Benjamin définit l’aura comme « l’apparition unique d’un lointain, si proche soit-il ». Sa chute serait liée à la volonté des masses de rendre le monde plus accessible. Cette prise de possession des objets d’art ne fut pas glorieuse, car elle s'effectua au prix de la diminution de l’intensité de l’aura. Malgré son caractère révolutionnaire, ce bouleversement ne changea pratiquement rien des conditions objectives de détention des moyens de production. Ni le régime de propriété, ni le régime de production, ni les rapports de classe ne furent réellement transformés. On peut d’ailleurs lire un grave pessimisme dans le fait que Benjamin considère la guerre de 14-18 comme une façon de maintenir cet ordre, au moment où l’idéologie communiste se propageait. De même, les journaux illustrés et les actualités filmées ont mis le monde à disposition des « masses », sans pour autant augmenter les chances d’aboutissement de la révolution. Au « fond rituel » des objets, qui peut se situer, par exemple, dans les manières de faire et les coutumes qui imprègnent la fabrication artisanale, se substitue « le sens du semblable dans le monde ». Pour Benjamin, qui écrivit ce texte sous inspiration marxiste, ce changement revêt une signification politique à double usage. Le changement dans l’expérience perceptive moderne peut, tantôt prendre une forme révolutionnaire, tantôt une forme totalitaire. Ainsi, si ce changement permit de fissurer les conditions de propriété des élites, en élargissant l’accession aux productions artistiques (la peinture et le théâtre rendus accessibles par la photographie et le cinéma), le fait que l’œuvre soit reçue de façon collective lui donna un effet agrégatif. Les conditions de réception de l’œuvre renforcèrent en effet la masse, qui cherchait pourtant à abolir les conditions de propriété des élites. Ainsi, le cinéma, ou la photographie, en faisant rêver les masses, aliéneraient les individus à un système de production toujours détenu par une minorité puissante. Le culte de la star, en faisant rêver les individus par identification au personnage, viserait à abolir la conscience de classe. Car la star et les spectateurs entrent dans une communion basée sur un charme qui nie la différence de classe et l’essence mercantile du star system.

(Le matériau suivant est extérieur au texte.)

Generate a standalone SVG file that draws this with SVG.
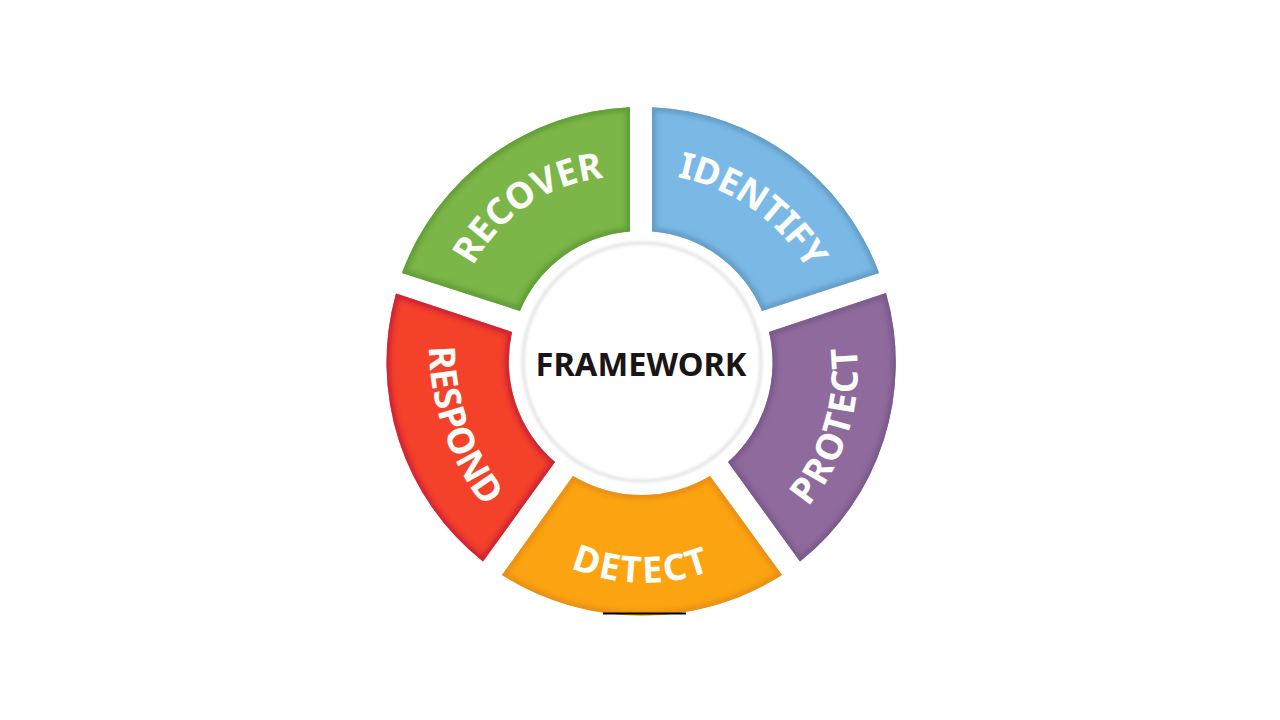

Il semble que Benjamin, lorsqu’il écrivit ce texte dans le second tiers des années trente, a particulièrement été attentif à l’utilisation que les régimes totalitaires ont pu faire du cinéma. Une des idées clefs de cette réflexion cinglante, me semble résider dans l’attention portée à la façon dont le cinéma obtient un effet de réalité par la pénétration intensive des appareils dans le réel. Cette pénétration, visible lors du tournage où l’arsenal technique est très présent, s’efface par l’artifice qu’est le point de vue. Ainsi, on ne verra pas à l’écran tout le dispositif technique qui a permis la réussite d’un gros plan ou d’un travelling (éclairage, caméra proche de l’acteur, rails, écrans…). On retrouve alors la question du simulacre et du fétiche évoquée ci-dessus à propos des Expositions Universelles. Le cinéma, tant dans sa matérialité (le fait d’être un montage), que par les récits qu’il propose (catharsis), tend à éliminer les relations sociales, le travail humain et les moyens techniques, qui lui permettent de produire un effet dans la conscience des spectateurs. Pour Benjamin, qui sera poussé au suicide par la montée du nazisme, le cinéma produit des effets qui extorquent aux masses leur humanité.